Tengo, pues, un muy grato recuerdo de Salvador Espriu, abierto siempre a interesarse por los jóvenes, manteniendo la fidelidad a una concepción de la vida, a una lengua, austero, de un puritanismo nunca exagerado. «Setmana Santa» (1971), su último libro publicado en vida, reunía cuarenta poemas para cuya comprensión remitía al Evangelio de San Marcos, al de san Juan, a la mística judía, a los poetas Roís de Corella, Maragall y a experiencias vividas en Arenys, Viladrau y Sevilla. Pero tales referencias no contribuyen mucho a esclarecer el significado de un texto complejo que reúne composiciones de 1962 a 1970. En su vertiente satírica, Espriu se sirve de nombres alusivos: Konilosia (Tierra de conejos, como se la había designado en la Antigüedad) es España; Lavinia representa a Cataluña y, en ocasiones, a Barcelona.
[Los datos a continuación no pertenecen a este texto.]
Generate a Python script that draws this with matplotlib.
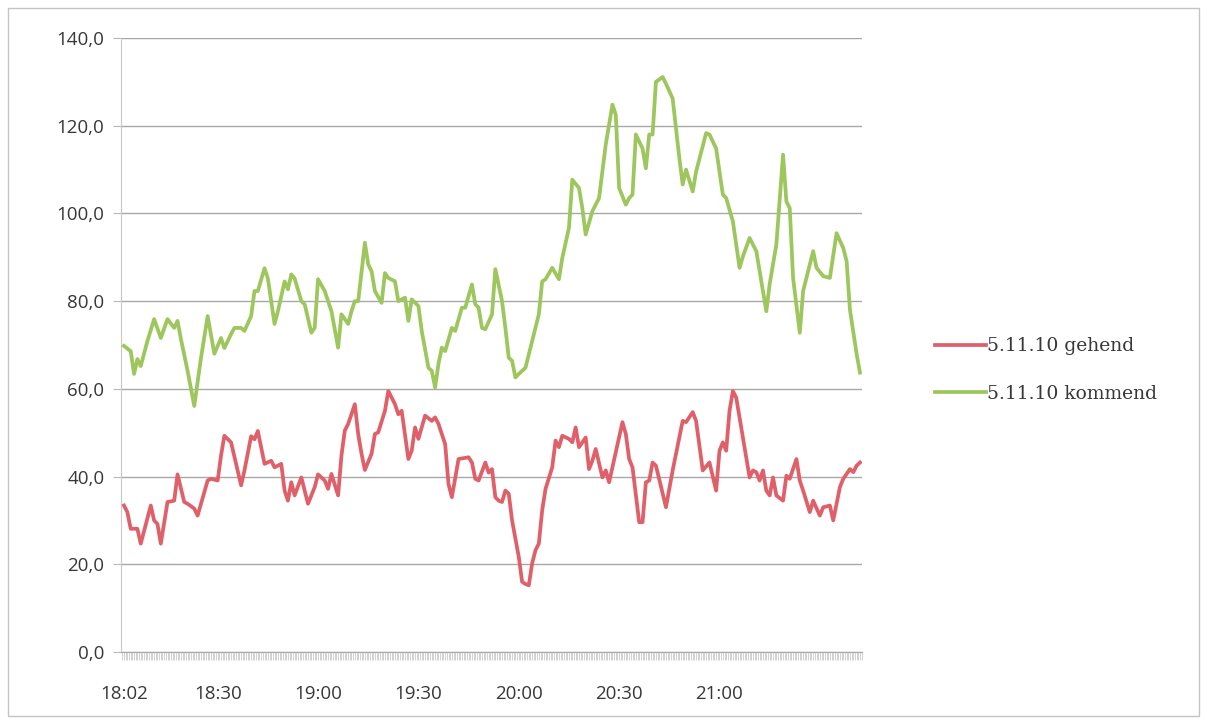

Los habitantes de Konilosia «son desconfiados, agarrados y pobres», los de Lavinia «tienen una lengua distinta y todos los defectos de los konilosianos, aumentados». Fue un personaje políticamente incómodo. Rechazó cualquier hipocresía y sus relatos servirían ahora mismo como un ejemplo contra cualquier corrupción. Pesimista, frío en apariencia, bullía en su interior un mundo no tan alejado de la realidad. Tal vez este centenario sirva para que alguien más lo lea. Debería ser así y no sólo en Cataluña. El año Espriu tendría que servir para que en Cataluña y en España algunos se sintieran incómodos.